3. Kleinian Perspectives – Klein 1 and Klein 2

Over twenty weeks broken into two sequences of eleven and nine classes, respectively, this seminar course provides a thorough introduction to central concepts of Kleinian psychoanalysis, including theory and technique. Clinical presentations are used to augment conceptual understanding and more firmly integrate technique with clinical process

  • The first segment (Klein 1): introduces students to the development of Melanie Klein’s play technique and her resulting discoveries of children’s early object relations. Klein’s understanding of the emotional world of infant as the foundation for all later experiences is explored with specific attention paid to “Second Skin” phenomena as a defense of catastrophic anxieties.
  • The second segment (Klein 1): addresses the concepts of the paranoid-schizoid and depressive positions and their characteristic relationships to objects, anxieties, and defenses. There is a particular focus on mourning and the tolerance of loss, as opposed to manic denial, as central to the growth of the personality.
  • The third segment (Klein 2): we begin with a consideration of the “clinical fact;” how we know what we know as we work with patients. The seminar continues with an introduction to the central Kleinian concept of unconscious phantasy, and in addition study her theoretical paper, “Envy and Gratitude'” providing the seminar with a final overview of her theory.
  • The fourth segment (Klein2): we present the concepts of symbol formation and container contained, projective identification as communication, and translation of these concepts into clinical practice.

4. Development Track – The Span of Life: Psychoanalytic Perspectives

Over the course of nineteen weeks, students explore the interrelationships between psychoanalytic theory and human development over the lifespan. Starting with the question, “What do we mean by ‘development’ in psychoanalysis?” this seminar focuses on the determinants of and ways of understanding maturational processes and psychological structures over time. Drawing on the combined expertise of multiple instructors and a discussion facilitator, this course applies a specifically psychoanalytic lens to questions of continuity and variation throughout life and, implicitly, to psychological growth and decline.

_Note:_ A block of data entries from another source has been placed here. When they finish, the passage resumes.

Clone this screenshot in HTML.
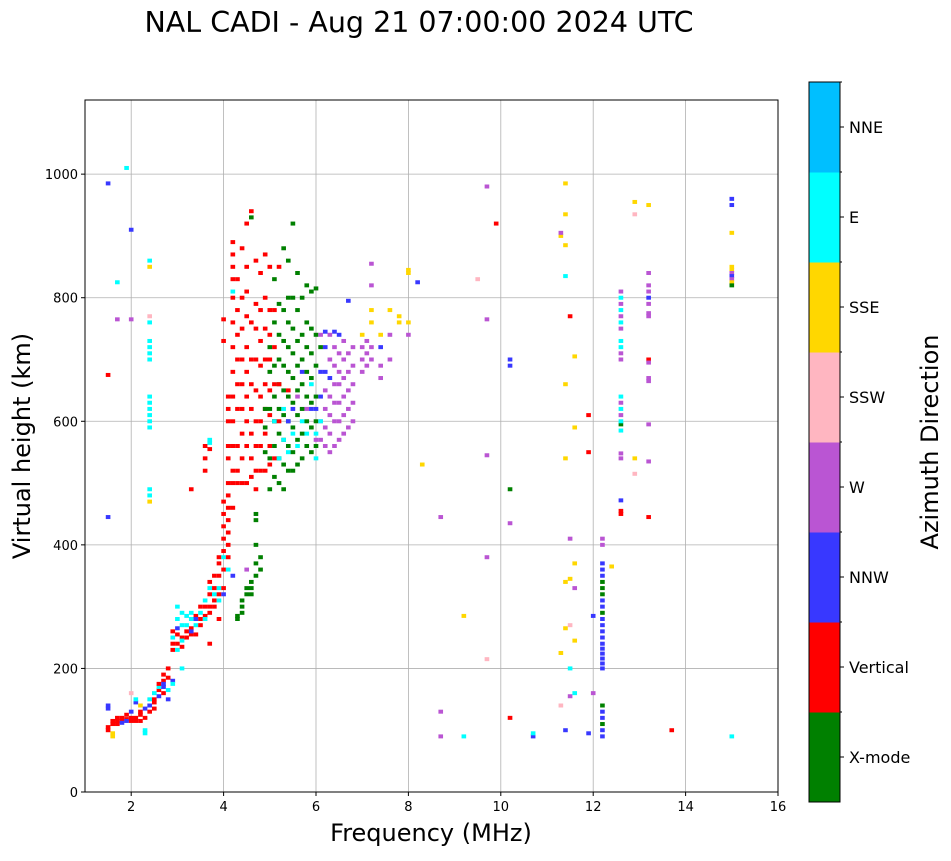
<!DOCTYPE html>
<html><head><meta charset="utf-8"><style>
body{margin:0;background:#fff;}
svg text{font-family:"DejaVu Sans","Liberation Sans",sans-serif;}
</style></head><body>
<svg id="chart" width="951" height="856" xmlns="http://www.w3.org/2000/svg">
<text x="419" y="32" font-size="28.5" text-anchor="middle">NAL CADI - Aug 21 07:00:00 2024 UTC</text>
<g id="grid"></g>
<g id="marks"></g>
<rect x="85" y="100" width="693" height="692" fill="none" stroke="#000" stroke-width="1"/>
<g id="axes"></g>
<text x="431" y="841" font-size="24" text-anchor="middle">Frequency (MHz)</text>
<text transform="translate(30,446) rotate(-90)" font-size="24" text-anchor="middle">Virtual height (km)</text>
<g id="cbar"></g>
<text transform="translate(938,442) rotate(-90)" font-size="24" text-anchor="middle">Azimuth Direction</text>
</svg>
<script>
const xTicks=[2,4,6,8,10,12,14,16];
const yTicks=[0,200,400,600,800,1000];
const modeNames=["X-mode","Vertical","NNW","W","SSW","SSE","E","NNE"];
const modeColors=["#008000","#ff0000","#3838ff","#ba55d3","#ffb6c1","#ffd700","#00ffff","#00bfff"];
const modeKeys="grbpkycs";
const colFreq=[1.5,1.6,1.7,1.8,1.9,2.0,2.1,2.2,2.3,2.4,2.5,2.6,2.7,2.8,2.9,3.0,3.1,3.2,3.3,3.4,3.5,3.6,3.7,3.8,3.9,4.0,4.1,4.2,4.3,4.4,4.5,4.6,4.7,4.8,4.9,5.0,5.1,5.2,5.3,5.4,5.5,5.6,5.7,5.8,5.9,6.0,6.1,6.2,6.3,6.4,6.5,6.6,6.7,6.8,7.0,7.1,7.2,7.4,7.6,7.8,8.0,8.2,8.3,8.7,9.2,9.5,9.7,9.9,10.2,10.7,11.3,11.4,11.5,11.6,11.9,12.0,12.2,12.4,12.6,12.9,13.2,13.7,15.0];
const colHeights=[
[100,105,135,140,985,445,675],
[110,115,95,90],
[115,120,110,825,765],
[120,115,112],
[118,125,115,1010],
[115,120,130,160,910,765],
[120,115,145,150],
[125,130,115,140],
[120,135,95,100],
[130,140,150,470,480,490,590,600,610,620,630,640,700,710,720,730,760,770,850,860],
[150,160,145,135],
[165,170,155,175],
[180,160,175,190,170],
[200,185,165,150],
[230,240,250,260,180,175],
[240,255,230,265,280,300],
[235,250,245,270,290,200],
[250,260,270,285],
[255,265,280,290,260,490],
[255,270,285,280],
[270,280,290,300],
[285,300,310,280,520,540,560],
[290,300,320,330,340,570,565,555,240],
[310,330,350,300,320],
[320,350,370,380,330,310,280],
[330,360,390,410,430,450,470,380,320,730,765],
[400,420,440,460,480,500,540,560,600,620,640,380,360],
[460,500,520,560,600,640,680,720,760,800,830,850,870,890,810,350],
[500,520,560,620,660,700,740,780,830,280,285],
[500,540,580,620,660,700,750,800,880,290,300,310],
[500,560,600,640,680,720,770,810,850,920,320,330,360],
[510,540,580,620,660,700,760,940,930,330,340,320],
[490,520,560,600,650,700,750,790,860,370,350,400,440,450],
[520,560,600,640,690,730,780,840,380,360],
[520,580,620,660,700,750,800,870,550,590,620],
[530,560,610,650,700,740,780,850,490,540,620,680,720],
[540,600,660,720,780,510,560,600,640,690,760,830,600],
[500,540,580,620,660,700,740,790,850,600,660,540],
[490,530,570,610,650,690,730,780,880,570,620],
[520,560,600,640,680,720,760,800,860,550,650,600],
[520,550,590,630,670,710,750,800,920,580,620],
[530,570,610,650,690,730,780,840,560,640],
[540,580,620,660,700,740,800,600,680],
[560,600,640,680,720,760,820,580,620],
[550,590,630,670,710,750,810,620,660],
[560,600,640,690,740,570,620,540,580,815],
[570,600,640,680,720,740,600],
[560,590,620,650,680,720,745],
[550,580,610,640,670,700,740],
[560,600,630,660,690,720,745],
[570,600,630,660,680,710,740],
[580,610,640,670,700,730],
[590,620,650,680,710,795],
[600,630,660,690,720],
[680,700,720,740],
[690,710,730],
[700,720,760,780,820,855],
[690,670,720,740],
[700,740,780],
[760,770],
[740,760,840,845],
[825],
[530],
[445,90,130],
[90,285],
[830],
[980,765,545,380,215],
[920],
[700,690,490,435,120],
[90,95],
[900,905,225,140],
[985,935,885,835,660,540,340,265,100],
[770,410,345,270,200,155],
[705,590,370,330,245,160],
[610,550,95],
[285,160],
[90,100,110,120,130,140,200,208,216,224,232,240,250,260,270,280,290,300,310,320,330,340,350,360,370,400,410],
[365],
[450,455,472,540,548,585,595,600,610,620,630,640,700,710,720,730,750,760,770,780,790,800,810],
[955,935,540,515],
[950,840,820,810,800,790,775,770,700,695,670,665,595,535,445],
[100],
[960,950,905,850,845,840,835,830,825,820,90]
];
const colModes=["rrbbbbr","rryy","rrrcp","rrb","rrbc","rrbkbp","rrbc","rrry","rbcc","rbcyccccccccccccckyc","rcrr","rcbr","rrbrb","rrcb","rrcrbc","rrcbcc","rrcccc","rrcc","rrccbr","rcrb","rrcr","rrccrrr","rrrcrccrr","rrrrc","rrrrccr","rrrrrrrcbrr","rrrrrrrrrrrrc","rrrrrrrrrrrrrrcb","rrrrrrrrrgg","rrrrrrrrrggg","rrrrrrrrrrggp","rrrrrrrrgggg","rrrrrrrrrggggg","rrrrrrrrgg","rrrrrrrrggg","rrrrrrrrggggg","rrrrrgggggggc","ggggggggrrrc","gggggggggcc","gggggggggcrb","gggggggggcb","ggggggggcp","gggggggcb","gggggggcp","gggggggbc","gggggpbccg","ppbbgpc","ppppbbb","ppppbpp","ppppppb","ppppppb","pppppp","pppppb","ppppp","pppy","ppp","ppyypp","ppby","ppy","yy","pyyy","b","y","ppp","cy","k","ppppk","r","bbgpr","bc","ypyk","yyycyyyyb","rpykcp","yyypyc","rrb","bp","bbgbbgbbbbbbbbbbgbbgggbbbpp","y","rrbppcgcpcpcppccpcpcpcp","ykyk","ypppbppprpppppr","r","bbyyypbpygc"];
const fmin=1,fmax=16,hmin=0,hmax=1120;
const L=85,R=778,T=100,B=792;
function xs(f){return L+(f-fmin)/(fmax-fmin)*(R-L);}
function ys(h){return B-(h-hmin)/(hmax-hmin)*(B-T);}
const NS="http://www.w3.org/2000/svg";
function mk(tag,attrs,parent){const e=document.createElementNS(NS,tag);for(const k in attrs)e.setAttribute(k,attrs[k]);parent.appendChild(e);return e;}
const grid=document.getElementById('grid'),axes=document.getElementById('axes'),marks=document.getElementById('marks'),cbar=document.getElementById('cbar');
xTicks.forEach(t=>{
  const x=xs(t);
  const gl=mk('line',{x1:x,x2:x,y1:T,y2:B,stroke:'#b0b0b0','stroke-width':0.8},grid);
  
  
  mk('line',{x1:x,x2:x,y1:B,y2:B+4,stroke:'#000'},axes);
  const tx=mk('text',{x:x,y:B+19,'font-size':13,'text-anchor':'middle'},axes);
  tx.textContent=t;
  
  
});
yTicks.forEach(t=>{
  const y=ys(t);
  const gl=mk('line',{x1:L,x2:R,y1:y,y2:y,stroke:'#b0b0b0','stroke-width':0.8},grid);
  
  
  mk('line',{x1:L-4,x2:L,y1:y,y2:y,stroke:'#000'},axes);
  const tx=mk('text',{x:L-7,y:y+5,'font-size':13,'text-anchor':'end'},axes);
  tx.textContent=t;
  
  
});
const bw=xs(1.1)-xs(1);
colFreq.forEach((f,i)=>{
  const hs=colHeights[i],ms=colModes[i];
  hs.forEach((h,j)=>{
    let k=modeKeys.indexOf(ms[j]||ms[ms.length-1]); if(k<0)k=2;
    const r=mk('rect',{x:xs(f)-bw/2,y:ys(h)-2,width:bw,height:4,fill:modeColors[k]},marks);
    
    
  });
});
const cx=809,cw=31,ct=82,cb=802,seg=(cb-ct)/modeNames.length;
modeNames.forEach((n,i)=>{
  const y0=cb-(i+1)*seg;
  const r=mk('rect',{x:cx,y:y0,width:cw,height:seg+0.5,fill:modeColors[i]},cbar);
  
  
  mk('line',{x1:cx+cw,x2:cx+cw+4,y1:y0+seg/2,y2:y0+seg/2,stroke:'#000'},cbar);
  mk('line',{x1:cx+cw,x2:cx+cw+2,y1:y0,y2:y0,stroke:'#000'},cbar);
  const tx=mk('text',{x:cx+cw+9,y:y0+seg/2+6,'font-size':16},cbar);
  tx.textContent=n;
  
  
});
mk('rect',{x:cx,y:ct,width:cw,height:cb-ct,fill:'none',stroke:'#000'},cbar);
</script>
</body></html>
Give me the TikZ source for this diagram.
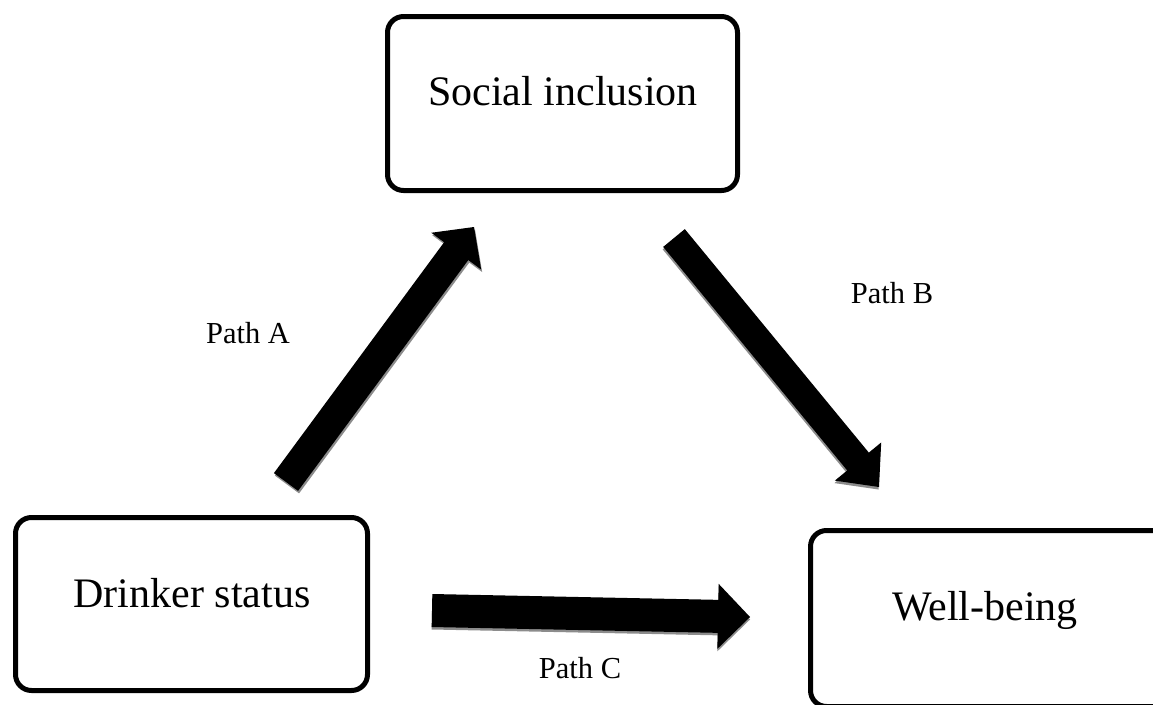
\documentclass[tikz,border=0pt]{standalone}
\usepackage{fontspec}
\setmainfont{Liberation Serif}
\usetikzlibrary{calc}
\newcommand\myblockarrow[6]{%
  \path ($(#2)!#5!(#1)$) coordinate (ba-base);
  \fill[#6] ($(#1)!#3!90:(#2)$) -- ($(ba-base)!#3!90:(#2)$) -- ($(ba-base)!#4!90:(#2)$) -- (#2)
    -- ($(ba-base)!#4!-90:(#2)$) -- ($(ba-base)!#3!-90:(#2)$) -- ($(#1)!#3!-90:(#2)$) -- cycle;}
\begin{document}
\begin{tikzpicture}[x=1pt,y=-1pt,
  box/.style={draw,line width=5pt,rounded corners=16pt,inner sep=0pt},
  boxtext/.style={font=\fontsize{42}{50}\selectfont,anchor=base,inner sep=0pt},
  pathlabel/.style={font=\fontsize{30.5}{36}\selectfont,anchor=base,inner sep=0pt},
  blockarrow/.style={fill=black},
  arrowshadow/.style={fill=black!45}]
\useasboundingbox (0,0) rectangle (1153,704);
\clip (0,0) rectangle (1153,704);
% boxes
\node[box,minimum width=350pt,minimum height=174pt] (si) at (562.5,103.5) {};
\node[box,minimum width=352pt,minimum height=173pt] (ds) at (191.5,604) {};
\node[box,minimum width=359.5pt,minimum height=176pt] (wb) at (990.25,618.5) {};
\node[boxtext] (sit) at (563,105) {Social inclusion};
\node[boxtext] (dst) at (192,607) {Drinker status};
\node[boxtext] (wbt) at (985,620) {Well-being};
% arrow end points
\coordinate (a1) at (286,482);
\coordinate (a2) at (474,227);
\coordinate (b1) at (674,238);
\coordinate (b2) at (879,487);
\coordinate (c1) at (432,610.5);
\coordinate (c2) at (750,617);
% shadow end points
\coordinate (a1s) at (287,484.5);
\coordinate (a2s) at (475,229.5);
\coordinate (b1s) at (673.5,240.5);
\coordinate (b2s) at (878.5,489.5);
\coordinate (c1s) at (432,613);
\coordinate (c2s) at (750,619.5);
% shadows
\myblockarrow{a1s}{a2s}{15pt}{31pt}{30pt}{arrowshadow}
\myblockarrow{b1s}{b2s}{14pt}{30pt}{33pt}{arrowshadow}
\myblockarrow{c1s}{c2s}{16.5pt}{32.5pt}{32pt}{arrowshadow}
% arrows
\myblockarrow{a1}{a2}{15pt}{31pt}{30pt}{blockarrow}
\myblockarrow{b1}{b2}{14pt}{30pt}{33pt}{blockarrow}
\myblockarrow{c1}{c2}{16.5pt}{32.5pt}{32pt}{blockarrow}
% labels
\node[pathlabel] (pa) at (248,343) {Path A};
\node[pathlabel] (pb) at (892,303) {Path B};
\node[pathlabel] (pc) at (580,678) {Path C};
\end{tikzpicture}
\end{document}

More specifically, this course brings a developmental perspective to such topics as parenthood, infancy, the pre-oedipal years, the oedipal child, gender identity development, latency both as a theoretical construct and from a clinical perspective, adolescence, late-adolescence, adulthood, mid-life, and the elder years. From an initial focus on development from the first moments of life through the closing seminar on limitations, this course provides a uniquely psychoanalytic view of the development of the person over time.

Elective Choices

From time to time a student or group of students have a special interest in studying a set of ideas that are not currently offered as part of the regular schedule of classes. If there is sufficient interest on the part of both the faculty and student(s), additional electives can be created which supplement the current set of courses. Appropriate approval(s) must be obtained, however, should a student request that such an elective replace a course that is required for candidacy. One such elective is Infant Observation.

Infant Observation

The Infant Observation seminar is designed to enhance awareness and understanding of human development and interaction in all cultures and ethnic groups. Sharpening the ability to look closely at and attribute meaning to what is happening before one’s eyes enhances the observer’s emotional and intellectual receptivity and capacity for clinical work. Observers come to comprehend both how relationships are developed and how we become part of each other’s world while recognizing the persistence of infantile patterns of behavior in the patient’s later life.

This experiential possibility helps the student to understand his/her own reactions in a setting where there are no expectations to produce psychic change and most of all it is invaluable for the understanding in what we cover under the umbrella of the countertransference.

The students observes a mother and her infant for an  hour each week in their home, writes up the observation to present and discuss in a very small group approximately once a month.